─── EXTRACTED ENTRIES

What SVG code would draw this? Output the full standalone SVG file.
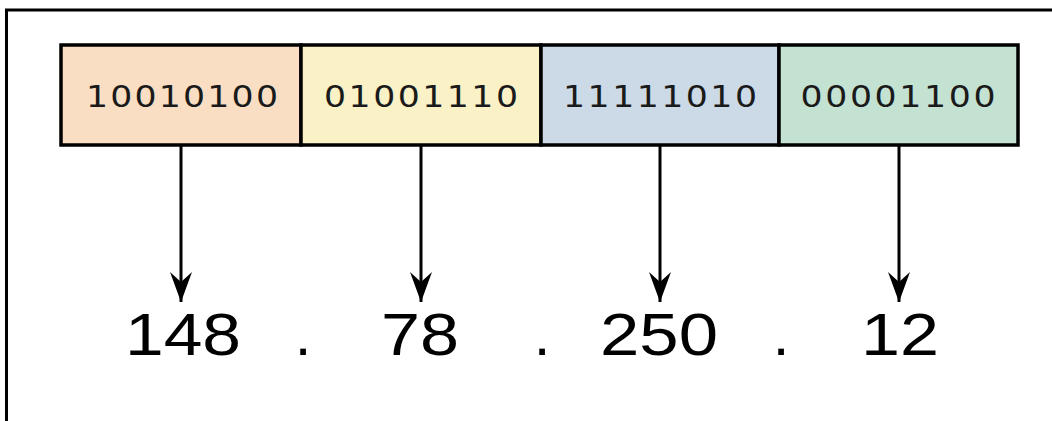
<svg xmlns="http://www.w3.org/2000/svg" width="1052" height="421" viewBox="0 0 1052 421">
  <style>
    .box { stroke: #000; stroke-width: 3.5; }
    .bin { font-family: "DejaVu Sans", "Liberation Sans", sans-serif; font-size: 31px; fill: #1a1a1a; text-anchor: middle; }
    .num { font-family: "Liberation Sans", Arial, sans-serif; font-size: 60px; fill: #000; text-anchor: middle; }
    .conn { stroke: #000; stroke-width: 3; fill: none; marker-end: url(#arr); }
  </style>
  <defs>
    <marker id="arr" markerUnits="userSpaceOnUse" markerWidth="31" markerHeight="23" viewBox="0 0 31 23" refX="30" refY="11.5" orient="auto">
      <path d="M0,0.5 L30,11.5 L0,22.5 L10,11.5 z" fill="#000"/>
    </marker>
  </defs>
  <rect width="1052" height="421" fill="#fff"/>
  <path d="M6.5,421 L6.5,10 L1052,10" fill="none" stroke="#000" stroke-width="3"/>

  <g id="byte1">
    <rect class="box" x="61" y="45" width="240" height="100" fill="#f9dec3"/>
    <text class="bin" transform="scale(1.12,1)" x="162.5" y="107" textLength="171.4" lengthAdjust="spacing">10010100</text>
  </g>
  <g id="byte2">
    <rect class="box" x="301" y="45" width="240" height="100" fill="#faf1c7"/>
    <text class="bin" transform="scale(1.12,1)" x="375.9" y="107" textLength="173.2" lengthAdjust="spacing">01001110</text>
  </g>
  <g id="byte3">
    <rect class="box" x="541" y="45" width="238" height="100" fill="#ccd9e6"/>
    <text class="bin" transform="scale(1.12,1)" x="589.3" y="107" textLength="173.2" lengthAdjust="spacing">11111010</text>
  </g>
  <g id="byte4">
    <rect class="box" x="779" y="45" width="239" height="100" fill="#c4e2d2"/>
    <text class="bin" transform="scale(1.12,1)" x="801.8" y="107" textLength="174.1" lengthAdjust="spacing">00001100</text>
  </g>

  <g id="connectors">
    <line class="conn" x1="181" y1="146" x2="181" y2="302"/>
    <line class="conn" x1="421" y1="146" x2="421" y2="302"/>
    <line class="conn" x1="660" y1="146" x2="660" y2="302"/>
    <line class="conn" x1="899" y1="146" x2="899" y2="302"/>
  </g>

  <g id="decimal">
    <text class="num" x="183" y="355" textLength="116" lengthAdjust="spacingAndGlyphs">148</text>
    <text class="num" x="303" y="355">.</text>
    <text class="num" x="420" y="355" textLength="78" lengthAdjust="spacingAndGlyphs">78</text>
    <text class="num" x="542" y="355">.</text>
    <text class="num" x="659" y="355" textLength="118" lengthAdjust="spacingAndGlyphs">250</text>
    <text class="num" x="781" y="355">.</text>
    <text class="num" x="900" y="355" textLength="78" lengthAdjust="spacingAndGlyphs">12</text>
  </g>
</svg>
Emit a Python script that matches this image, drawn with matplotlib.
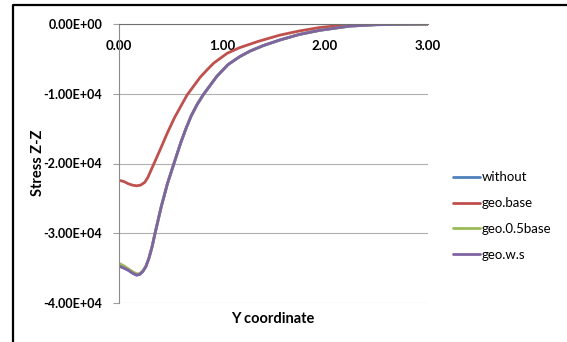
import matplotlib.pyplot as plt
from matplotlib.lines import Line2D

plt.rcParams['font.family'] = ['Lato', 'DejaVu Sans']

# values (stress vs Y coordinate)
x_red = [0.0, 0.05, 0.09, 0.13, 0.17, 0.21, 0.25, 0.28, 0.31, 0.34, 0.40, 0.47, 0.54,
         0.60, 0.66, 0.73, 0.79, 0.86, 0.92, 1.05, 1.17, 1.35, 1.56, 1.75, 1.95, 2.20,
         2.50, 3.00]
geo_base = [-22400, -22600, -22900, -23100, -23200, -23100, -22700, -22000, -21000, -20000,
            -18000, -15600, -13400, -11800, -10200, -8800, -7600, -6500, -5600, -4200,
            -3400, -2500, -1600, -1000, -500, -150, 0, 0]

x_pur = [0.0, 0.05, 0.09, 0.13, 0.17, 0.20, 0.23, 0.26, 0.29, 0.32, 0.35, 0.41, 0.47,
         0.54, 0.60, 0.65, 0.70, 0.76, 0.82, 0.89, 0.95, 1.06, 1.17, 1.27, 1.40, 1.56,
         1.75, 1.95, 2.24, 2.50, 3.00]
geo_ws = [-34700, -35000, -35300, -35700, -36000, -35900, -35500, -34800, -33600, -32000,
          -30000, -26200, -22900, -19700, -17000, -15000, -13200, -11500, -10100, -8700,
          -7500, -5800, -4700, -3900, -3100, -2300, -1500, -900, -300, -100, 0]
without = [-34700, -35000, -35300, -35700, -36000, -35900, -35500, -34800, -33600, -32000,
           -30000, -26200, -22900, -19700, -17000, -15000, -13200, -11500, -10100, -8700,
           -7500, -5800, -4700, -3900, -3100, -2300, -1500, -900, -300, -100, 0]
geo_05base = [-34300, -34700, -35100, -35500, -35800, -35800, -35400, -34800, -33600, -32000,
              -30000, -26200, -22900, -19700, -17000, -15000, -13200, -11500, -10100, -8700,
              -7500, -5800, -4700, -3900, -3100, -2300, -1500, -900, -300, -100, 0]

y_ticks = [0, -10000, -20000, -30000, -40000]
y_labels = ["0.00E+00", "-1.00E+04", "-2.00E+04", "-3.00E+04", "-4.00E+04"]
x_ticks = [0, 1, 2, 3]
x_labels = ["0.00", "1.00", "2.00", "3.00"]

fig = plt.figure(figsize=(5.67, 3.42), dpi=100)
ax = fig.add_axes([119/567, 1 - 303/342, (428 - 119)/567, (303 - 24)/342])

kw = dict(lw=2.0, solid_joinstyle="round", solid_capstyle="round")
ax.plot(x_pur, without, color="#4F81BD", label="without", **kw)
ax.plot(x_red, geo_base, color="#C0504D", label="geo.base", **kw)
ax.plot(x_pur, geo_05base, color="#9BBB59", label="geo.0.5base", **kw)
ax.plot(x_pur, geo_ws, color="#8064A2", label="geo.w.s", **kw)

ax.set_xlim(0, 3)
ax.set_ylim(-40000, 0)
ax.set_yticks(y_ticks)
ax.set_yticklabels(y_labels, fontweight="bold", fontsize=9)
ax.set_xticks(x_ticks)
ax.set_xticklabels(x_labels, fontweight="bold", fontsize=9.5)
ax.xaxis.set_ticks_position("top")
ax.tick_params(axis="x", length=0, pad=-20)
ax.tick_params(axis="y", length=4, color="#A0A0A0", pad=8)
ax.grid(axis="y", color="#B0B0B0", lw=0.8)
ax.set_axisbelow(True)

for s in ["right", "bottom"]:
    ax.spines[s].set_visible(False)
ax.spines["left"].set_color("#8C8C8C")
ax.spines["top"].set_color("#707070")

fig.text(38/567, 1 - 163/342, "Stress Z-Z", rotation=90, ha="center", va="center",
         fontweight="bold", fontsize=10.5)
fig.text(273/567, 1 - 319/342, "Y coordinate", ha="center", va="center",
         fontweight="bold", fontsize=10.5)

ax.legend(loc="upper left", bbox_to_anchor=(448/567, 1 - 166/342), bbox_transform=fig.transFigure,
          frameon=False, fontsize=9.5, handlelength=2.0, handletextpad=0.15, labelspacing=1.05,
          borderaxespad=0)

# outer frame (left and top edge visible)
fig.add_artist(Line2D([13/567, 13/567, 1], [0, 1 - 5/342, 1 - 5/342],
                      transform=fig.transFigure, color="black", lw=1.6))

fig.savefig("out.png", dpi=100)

──────

EXERCISE INSTRUCTIONS – Make an exact copy of every record, pictures excluded.

RIGHT ANSWER –
What SVG code would draw this? Output the full standalone SVG file.
<svg xmlns="http://www.w3.org/2000/svg" width="1052" height="421" viewBox="0 0 1052 421">
  <style>
    .box { stroke: #000; stroke-width: 3.5; }
    .bin { font-family: "DejaVu Sans", "Liberation Sans", sans-serif; font-size: 31px; fill: #1a1a1a; text-anchor: middle; }
    .num { font-family: "Liberation Sans", Arial, sans-serif; font-size: 60px; fill: #000; text-anchor: middle; }
    .conn { stroke: #000; stroke-width: 3; fill: none; marker-end: url(#arr); }
  </style>
  <defs>
    <marker id="arr" markerUnits="userSpaceOnUse" markerWidth="31" markerHeight="23" viewBox="0 0 31 23" refX="30" refY="11.5" orient="auto">
      <path d="M0,0.5 L30,11.5 L0,22.5 L10,11.5 z" fill="#000"/>
    </marker>
  </defs>
  <rect width="1052" height="421" fill="#fff"/>
  <path d="M6.5,421 L6.5,10 L1052,10" fill="none" stroke="#000" stroke-width="3"/>

  <g id="byte1">
    <rect class="box" x="61" y="45" width="240" height="100" fill="#f9dec3"/>
    <text class="bin" transform="scale(1.12,1)" x="162.5" y="107" textLength="171.4" lengthAdjust="spacing">10010100</text>
  </g>
  <g id="byte2">
    <rect class="box" x="301" y="45" width="240" height="100" fill="#faf1c7"/>
    <text class="bin" transform="scale(1.12,1)" x="375.9" y="107" textLength="173.2" lengthAdjust="spacing">01001110</text>
  </g>
  <g id="byte3">
    <rect class="box" x="541" y="45" width="238" height="100" fill="#ccd9e6"/>
    <text class="bin" transform="scale(1.12,1)" x="589.3" y="107" textLength="173.2" lengthAdjust="spacing">11111010</text>
  </g>
  <g id="byte4">
    <rect class="box" x="779" y="45" width="239" height="100" fill="#c4e2d2"/>
    <text class="bin" transform="scale(1.12,1)" x="801.8" y="107" textLength="174.1" lengthAdjust="spacing">00001100</text>
  </g>

  <g id="connectors">
    <line class="conn" x1="181" y1="146" x2="181" y2="302"/>
    <line class="conn" x1="421" y1="146" x2="421" y2="302"/>
    <line class="conn" x1="660" y1="146" x2="660" y2="302"/>
    <line class="conn" x1="899" y1="146" x2="899" y2="302"/>
  </g>

  <g id="decimal">
    <text class="num" x="183" y="355" textLength="116" lengthAdjust="spacingAndGlyphs">148</text>
    <text class="num" x="303" y="355">.</text>
    <text class="num" x="420" y="355" textLength="78" lengthAdjust="spacingAndGlyphs">78</text>
    <text class="num" x="542" y="355">.</text>
    <text class="num" x="659" y="355" textLength="118" lengthAdjust="spacingAndGlyphs">250</text>
    <text class="num" x="781" y="355">.</text>
    <text class="num" x="900" y="355" textLength="78" lengthAdjust="spacingAndGlyphs">12</text>
  </g>
</svg>
Emit a Python script that matches this image, drawn with matplotlib.
import matplotlib.pyplot as plt
from matplotlib.lines import Line2D

plt.rcParams['font.family'] = ['Lato', 'DejaVu Sans']

# values (stress vs Y coordinate)
x_red = [0.0, 0.05, 0.09, 0.13, 0.17, 0.21, 0.25, 0.28, 0.31, 0.34, 0.40, 0.47, 0.54,
         0.60, 0.66, 0.73, 0.79, 0.86, 0.92, 1.05, 1.17, 1.35, 1.56, 1.75, 1.95, 2.20,
         2.50, 3.00]
geo_base = [-22400, -22600, -22900, -23100, -23200, -23100, -22700, -22000, -21000, -20000,
            -18000, -15600, -13400, -11800, -10200, -8800, -7600, -6500, -5600, -4200,
            -3400, -2500, -1600, -1000, -500, -150, 0, 0]

x_pur = [0.0, 0.05, 0.09, 0.13, 0.17, 0.20, 0.23, 0.26, 0.29, 0.32, 0.35, 0.41, 0.47,
         0.54, 0.60, 0.65, 0.70, 0.76, 0.82, 0.89, 0.95, 1.06, 1.17, 1.27, 1.40, 1.56,
         1.75, 1.95, 2.24, 2.50, 3.00]
geo_ws = [-34700, -35000, -35300, -35700, -36000, -35900, -35500, -34800, -33600, -32000,
          -30000, -26200, -22900, -19700, -17000, -15000, -13200, -11500, -10100, -8700,
          -7500, -5800, -4700, -3900, -3100, -2300, -1500, -900, -300, -100, 0]
without = [-34700, -35000, -35300, -35700, -36000, -35900, -35500, -34800, -33600, -32000,
           -30000, -26200, -22900, -19700, -17000, -15000, -13200, -11500, -10100, -8700,
           -7500, -5800, -4700, -3900, -3100, -2300, -1500, -900, -300, -100, 0]
geo_05base = [-34300, -34700, -35100, -35500, -35800, -35800, -35400, -34800, -33600, -32000,
              -30000, -26200, -22900, -19700, -17000, -15000, -13200, -11500, -10100, -8700,
              -7500, -5800, -4700, -3900, -3100, -2300, -1500, -900, -300, -100, 0]

y_ticks = [0, -10000, -20000, -30000, -40000]
y_labels = ["0.00E+00", "-1.00E+04", "-2.00E+04", "-3.00E+04", "-4.00E+04"]
x_ticks = [0, 1, 2, 3]
x_labels = ["0.00", "1.00", "2.00", "3.00"]

fig = plt.figure(figsize=(5.67, 3.42), dpi=100)
ax = fig.add_axes([119/567, 1 - 303/342, (428 - 119)/567, (303 - 24)/342])

kw = dict(lw=2.0, solid_joinstyle="round", solid_capstyle="round")
ax.plot(x_pur, without, color="#4F81BD", label="without", **kw)
ax.plot(x_red, geo_base, color="#C0504D", label="geo.base", **kw)
ax.plot(x_pur, geo_05base, color="#9BBB59", label="geo.0.5base", **kw)
ax.plot(x_pur, geo_ws, color="#8064A2", label="geo.w.s", **kw)

ax.set_xlim(0, 3)
ax.set_ylim(-40000, 0)
ax.set_yticks(y_ticks)
ax.set_yticklabels(y_labels, fontweight="bold", fontsize=9)
ax.set_xticks(x_ticks)
ax.set_xticklabels(x_labels, fontweight="bold", fontsize=9.5)
ax.xaxis.set_ticks_position("top")
ax.tick_params(axis="x", length=0, pad=-20)
ax.tick_params(axis="y", length=4, color="#A0A0A0", pad=8)
ax.grid(axis="y", color="#B0B0B0", lw=0.8)
ax.set_axisbelow(True)

for s in ["right", "bottom"]:
    ax.spines[s].set_visible(False)
ax.spines["left"].set_color("#8C8C8C")
ax.spines["top"].set_color("#707070")

fig.text(38/567, 1 - 163/342, "Stress Z-Z", rotation=90, ha="center", va="center",
         fontweight="bold", fontsize=10.5)
fig.text(273/567, 1 - 319/342, "Y coordinate", ha="center", va="center",
         fontweight="bold", fontsize=10.5)

ax.legend(loc="upper left", bbox_to_anchor=(448/567, 1 - 166/342), bbox_transform=fig.transFigure,
          frameon=False, fontsize=9.5, handlelength=2.0, handletextpad=0.15, labelspacing=1.05,
          borderaxespad=0)

# outer frame (left and top edge visible)
fig.add_artist(Line2D([13/567, 13/567, 1], [0, 1 - 5/342, 1 - 5/342],
                      transform=fig.transFigure, color="black", lw=1.6))

fig.savefig("out.png", dpi=100)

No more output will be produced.